- DATA BLOCK -
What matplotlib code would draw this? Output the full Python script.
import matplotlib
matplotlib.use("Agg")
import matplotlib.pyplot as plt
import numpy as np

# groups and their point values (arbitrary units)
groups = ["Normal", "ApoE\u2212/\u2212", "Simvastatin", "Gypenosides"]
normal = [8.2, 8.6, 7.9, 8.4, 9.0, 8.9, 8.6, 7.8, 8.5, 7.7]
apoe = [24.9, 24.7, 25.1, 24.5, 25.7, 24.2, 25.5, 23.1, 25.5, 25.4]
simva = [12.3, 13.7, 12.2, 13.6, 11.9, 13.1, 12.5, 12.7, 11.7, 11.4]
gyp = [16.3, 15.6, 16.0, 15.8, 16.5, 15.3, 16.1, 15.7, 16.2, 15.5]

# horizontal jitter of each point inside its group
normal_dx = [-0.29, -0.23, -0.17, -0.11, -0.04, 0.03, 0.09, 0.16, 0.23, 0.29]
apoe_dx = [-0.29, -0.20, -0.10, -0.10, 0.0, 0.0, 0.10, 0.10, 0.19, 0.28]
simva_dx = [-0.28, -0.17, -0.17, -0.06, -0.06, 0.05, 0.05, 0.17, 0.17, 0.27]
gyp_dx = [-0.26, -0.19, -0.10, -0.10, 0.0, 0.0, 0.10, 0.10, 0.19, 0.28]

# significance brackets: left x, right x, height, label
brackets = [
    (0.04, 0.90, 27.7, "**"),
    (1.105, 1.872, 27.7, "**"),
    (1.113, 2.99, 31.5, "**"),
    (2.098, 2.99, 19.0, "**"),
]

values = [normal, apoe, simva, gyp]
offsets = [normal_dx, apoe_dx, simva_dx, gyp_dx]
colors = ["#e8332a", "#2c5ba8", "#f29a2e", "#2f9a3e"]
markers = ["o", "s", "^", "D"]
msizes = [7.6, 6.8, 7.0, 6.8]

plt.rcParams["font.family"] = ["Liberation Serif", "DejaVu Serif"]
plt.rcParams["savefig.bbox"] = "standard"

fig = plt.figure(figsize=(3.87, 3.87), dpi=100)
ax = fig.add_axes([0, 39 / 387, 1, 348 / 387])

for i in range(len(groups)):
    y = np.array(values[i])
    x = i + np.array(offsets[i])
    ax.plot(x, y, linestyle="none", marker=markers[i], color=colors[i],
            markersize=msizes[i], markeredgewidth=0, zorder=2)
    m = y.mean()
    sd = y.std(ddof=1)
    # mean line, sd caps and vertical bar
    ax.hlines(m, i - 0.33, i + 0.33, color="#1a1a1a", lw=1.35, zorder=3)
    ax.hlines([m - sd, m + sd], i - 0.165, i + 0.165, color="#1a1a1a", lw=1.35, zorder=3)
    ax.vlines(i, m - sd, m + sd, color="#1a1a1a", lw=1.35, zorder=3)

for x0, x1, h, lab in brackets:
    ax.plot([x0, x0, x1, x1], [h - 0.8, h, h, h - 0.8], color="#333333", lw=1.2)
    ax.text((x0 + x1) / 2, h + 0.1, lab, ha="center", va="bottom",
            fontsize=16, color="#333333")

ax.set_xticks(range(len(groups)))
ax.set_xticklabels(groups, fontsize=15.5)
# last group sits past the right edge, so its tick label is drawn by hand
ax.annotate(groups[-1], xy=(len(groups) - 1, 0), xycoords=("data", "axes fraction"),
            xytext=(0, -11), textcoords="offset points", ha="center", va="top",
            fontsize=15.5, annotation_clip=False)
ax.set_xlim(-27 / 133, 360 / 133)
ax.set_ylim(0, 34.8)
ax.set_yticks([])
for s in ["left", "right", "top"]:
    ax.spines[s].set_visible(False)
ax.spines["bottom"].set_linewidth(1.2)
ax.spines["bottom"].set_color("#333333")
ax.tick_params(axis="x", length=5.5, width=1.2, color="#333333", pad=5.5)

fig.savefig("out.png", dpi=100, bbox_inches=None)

- SHORT PROBLEM -
Determine the number of lines in the listing that hold the word "matplotlib", and supply that number and nothing further.

- RESPONSE FOR THIS EXERCISE -
4